Andrew Foster Altschul

Andrew Foster Altschul is an American fiction writer. He is the author of the novels Deus Ex Machina, which Michael Schaub, in his NPR review, called "brilliant... one of the best novels about American culture in years,"[1] and Lady Lazarus, and his short fiction and essays have been published in Esquire, McSweeney's, Ploughshares, Fence, and One Story. His short story "Embarazada" was selected for Best American Nonrequired Reading 2014 and his short story "A New Kind of Gravity" was anthologized in both Best New American Voices 2006 and the O.Henry Prize Stories 2007.

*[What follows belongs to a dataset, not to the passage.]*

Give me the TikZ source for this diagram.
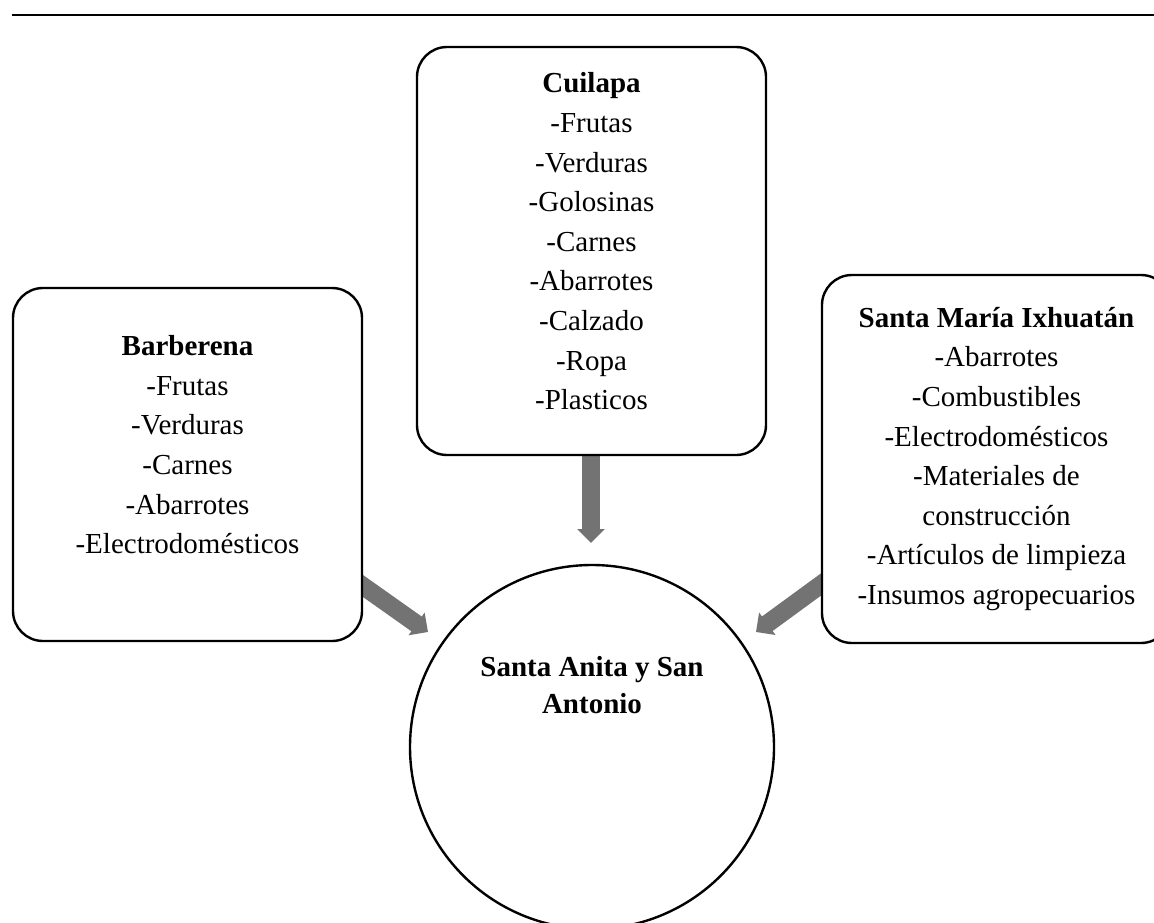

In 2016, with Mark Slouka, he co-authored Writers On Trump, an open letter opposing the candidacy of Donald Trump for President that was signed by nearly 500 writers, including ten winners of the Pulitzer Prize. He has written for political venues including The Huffington Post and Truthdig, was a contributing author of Where to Invade Next (McSweeney's, 2008), and was the co-organizer of the Progressive Reading Series, a series of literary readings in San Francisco that raised money for progressive political candidates from 2004-2008. From 2008-2011 he was the founding books editor of The Rumpus, an online magazine started by Stephen Elliott in late 2008. He remains a contributing editor to The Rumpus, as well as to the literary journal Zyzzyva.

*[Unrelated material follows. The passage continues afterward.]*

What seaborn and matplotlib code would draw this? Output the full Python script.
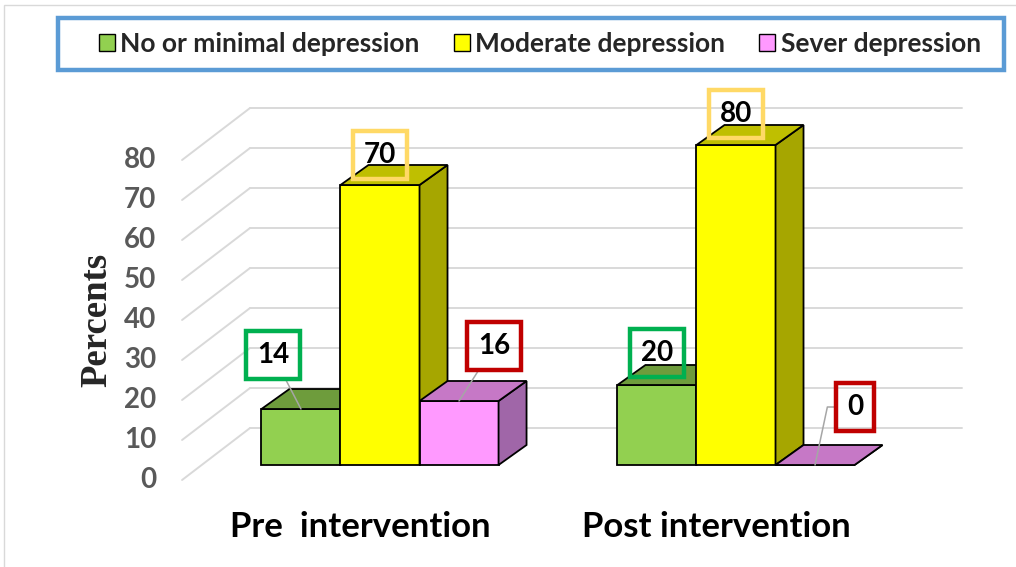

Altschul was a Wallace Stegner Fellow at Stanford University and then a Jones Lecturer in the Stanford Creative Writing Department. From 2009-2015, he was an Associate Professor at San Jose State University and the director of their Center for Literary Arts. He currently teaches at Colorado State University. He is married to The New Yorker journalist and fiction writer Vauhini Vara.